Consider the random variable $X_3$ comes from a joint probability $p(x_1, x_2, x_3)$.

If you think everything that happens(including $P(X_1=x_1|X_3)$) is always constrained by the condition $X_2 = x_2$, then the equalities hold.

In 3.) you are assuming the function is not constrained by the conditoning.

For example, if the original sample space is $$\{(x_1,x_2,x_3)~|~x_k=0 ~\textrm{or}~ 1 \textrm{ for } ~k=1,2,3\}, $$then after the conditioning by $x_2=1$, what you have is $$\{(x_1,1,0),(x_1,1,1)\}, ~x_1=0\textrm{ or }1.$$ The expectation in the second line works on this smaller sample space with preassigned value $x_2=1.$

Answer 3

I agree with @MatthewPilling's comment. The text is wrong to assert that the middle entity $$E[P(X_1=x_1|X_3) | X_2 = x_2] $$ is equal to the outer two entities (which, as you've shown, are indeed equal to each other).

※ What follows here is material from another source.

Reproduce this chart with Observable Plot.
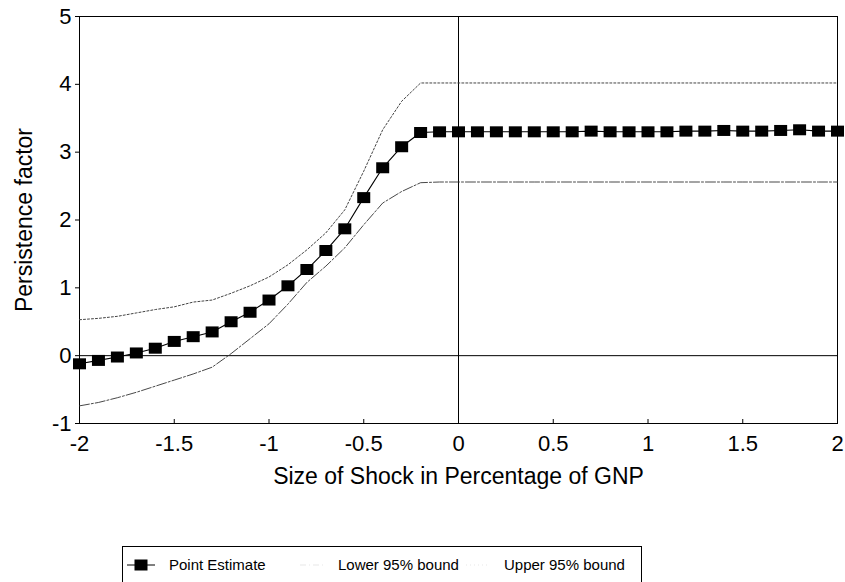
<!DOCTYPE html>
<html>
<head>
<meta charset="utf-8">
<script src="https://cdn.jsdelivr.net/npm/d3@7"></script>
<script src="https://cdn.jsdelivr.net/npm/@observablehq/plot@0.6"></script>
<style>
  body { margin: 0; background: #fff; font-family: "Liberation Sans", Arial, sans-serif; }
  #legend { position: absolute; left: 122px; top: 546px; width: 520px; height: 60px; border: 1px solid #000; box-sizing: border-box; font-size: 15px; color: #000; }
  #legend .item { position: absolute; top: 9px; display: flex; align-items: center; }
  #legend svg { display: block; }
</style>
</head>
<body>
<div id="chart"></div>
<div id="legend"></div>
<script>
const shock = [-2.0,-1.9,-1.8,-1.7,-1.6,-1.5,-1.4,-1.3,-1.2,-1.1,-1.0,-0.9,-0.8,-0.7,-0.6,-0.5,-0.4,-0.3,-0.2,-0.1,
  0.0,0.1,0.2,0.3,0.4,0.5,0.6,0.7,0.8,0.9,1.0,1.1,1.2,1.3,1.4,1.5,1.6,1.7,1.8,1.9,2.0];
const pointEstimate = [-0.12,-0.07,-0.02,0.04,0.11,0.21,0.28,0.35,0.50,0.64,0.82,1.03,1.27,1.55,1.87,2.33,2.77,3.08,3.29,3.30,
  3.30,3.30,3.30,3.30,3.30,3.30,3.30,3.31,3.30,3.30,3.30,3.30,3.31,3.31,3.32,3.31,3.31,3.32,3.33,3.31,3.31];
const lowerBound = [-0.74,-0.69,-0.62,-0.54,-0.45,-0.36,-0.27,-0.17,0.03,0.25,0.47,0.76,1.08,1.32,1.59,1.93,2.25,2.42,2.55,2.56,
  2.56,2.56,2.56,2.56,2.56,2.56,2.56,2.56,2.56,2.56,2.56,2.56,2.56,2.56,2.56,2.56,2.56,2.56,2.56,2.56,2.56];
const upperBound = [0.53,0.55,0.58,0.63,0.68,0.72,0.79,0.82,0.92,1.03,1.16,1.34,1.56,1.81,2.15,2.72,3.33,3.75,4.02,4.02,
  4.02,4.02,4.02,4.02,4.02,4.02,4.02,4.02,4.02,4.02,4.02,4.02,4.02,4.02,4.02,4.02,4.02,4.02,4.02,4.02,4.02];
const xTicks = [-2,-1.5,-1,-0.5,0,0.5,1,1.5,2];
const yTicks = [-1,0,1,2,3,4,5];
const seriesNames = ["Point Estimate","Lower 95% bound","Upper 95% bound"];
const xTitle = "Size of Shock in Percentage of GNP";
const yTitle = "Persistence factor";

const rows = shock.map((x, i) => ({x, p: pointEstimate[i], lo: lowerBound[i], hi: upperBound[i]}));
const rectSymbol = { draw(ctx) { ctx.rect(-6.5, -5.5, 13, 11); } };

const chart = Plot.plot({
  width: 845, height: 500,
  marginLeft: 79, marginRight: 8, marginTop: 16, marginBottom: 77,
  style: { fontFamily: "'Liberation Sans', Arial, sans-serif", fontSize: "22px", color: "#000", background: "#fff", overflow: "visible" },
  x: { domain: [-2, 2] },
  y: { domain: [-1, 5] },
  marks: [
    Plot.frame({ stroke: "#000", strokeWidth: 1 }),
    Plot.ruleY([0], { stroke: "#000", strokeWidth: 1 }),
    Plot.ruleX([0], { stroke: "#000", strokeWidth: 1 }),
    Plot.line(rows, { x: "x", y: "hi", stroke: "#444", strokeWidth: 1, strokeDasharray: "2,2" }),
    Plot.line(rows, { x: "x", y: "lo", stroke: "#333", strokeWidth: 0.9, strokeDasharray: "10,2,2,2" }),
    Plot.line(rows, { x: "x", y: "p", stroke: "#000", strokeWidth: 1.1 }),
    Plot.dot(rows, { x: "x", y: "p", symbol: rectSymbol, fill: "#000", stroke: "none", r: 6 }),
    Plot.axisX({ ticks: xTicks, tickSize: 0, tickPadding: 12, tickFormat: d => String(d), fontSize: 22,
      label: xTitle, labelAnchor: "center", labelOffset: 60, labelArrow: "none" }),
    Plot.tickX(xTicks, { x: d => d, stroke: "#000", strokeWidth: 1, insetTop: 403 }),
    Plot.axisY({ ticks: yTicks, tickSize: 4, tickPadding: 4, tickFormat: d => String(d), fontSize: 22,
      label: yTitle, labelAnchor: "center", labelOffset: 64, labelArrow: "none" })
  ]
});
chart.querySelectorAll("[aria-label$='axis label'] text, [aria-label$='axis label']").forEach(n => n.setAttribute("font-size", "23"));
document.getElementById("chart").appendChild(chart);

// legend
const legend = document.getElementById("legend");
const items = [
  { name: seriesNames[0], left: 4, kind: "p" },
  { name: seriesNames[1], left: 177, kind: "lo" },
  { name: seriesNames[2], left: 343, kind: "hi" }
];
for (const it of items) {
  const div = document.createElement("div");
  div.className = "item";
  div.style.left = it.left + "px";
  const sw = d3.create("svg").attr("width", it.kind === "p" ? 40 : 28).attr("height", 16);
  if (it.kind === "p") {
    sw.append("line").attr("x1", 0).attr("x2", 28).attr("y1", 8).attr("y2", 8).attr("stroke", "#000");
    sw.append("rect").attr("x", 7.5).attr("y", 2.5).attr("width", 13).attr("height", 11).attr("fill", "#000");
  } else {
    sw.append("line").attr("x1", 0).attr("x2", 24).attr("y1", 8).attr("y2", 8)
      .attr("stroke", "#ddd").attr("stroke-width", 0.7).attr("stroke-dasharray", it.kind === "hi" ? "1,3" : "6,3,1,3");
  }
  div.appendChild(sw.node());
  const span = document.createElement("span");
  span.textContent = it.name;
  span.style.marginLeft = it.kind === "p" ? "2px" : "10px";
  div.appendChild(span);
  legend.appendChild(div);
}
</script>
</body>
</html>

In fact for events $A$, $B$ and a discrete random variable $Y$ taking values $y_1,\ldots,y_n$, $$E( P (A\mid Y) \mid B) = \sum_{i=1}^n P(A\mid Y=y_i) P(Y=y_i\mid B),\tag1$$ which doesn't equal $P(A\mid B)$. To prove (1), recall that $P(A\mid Y)$ is a random variable $h(Y)$ such that $h(y):=P(A\mid Y=y)$. So $$ E(P(A\mid Y)\mid B)= E(h(Y)\mid B)=\sum_i h(y_i) P(Y=y_i\mid B) $$ and the result follows.

Answer 4

One other way of viewing it is through the law of total expectation $\mathcal{F}_1\subset \mathcal{F}_2$ then $E[X|\mathcal{F}_2|\mathcal{F}_1]=E[X|\mathcal{F}_1]$ . Since $\sigma(X_2)\subset \sigma(X_2,X_3)$ then we know

$$E[X|\sigma(X_2,X_3)|\sigma(X_2)]=E[X|\sigma(X_2)]$$

If we let $X=\mathbb{I}_{x_1}(X_1)$

Then we get the desired equality, as noted with the other posts when conditioning on both $X_2, X_3$ instead of just $X_2$.

My first post I mistakenly miscalculated the conditional expectations.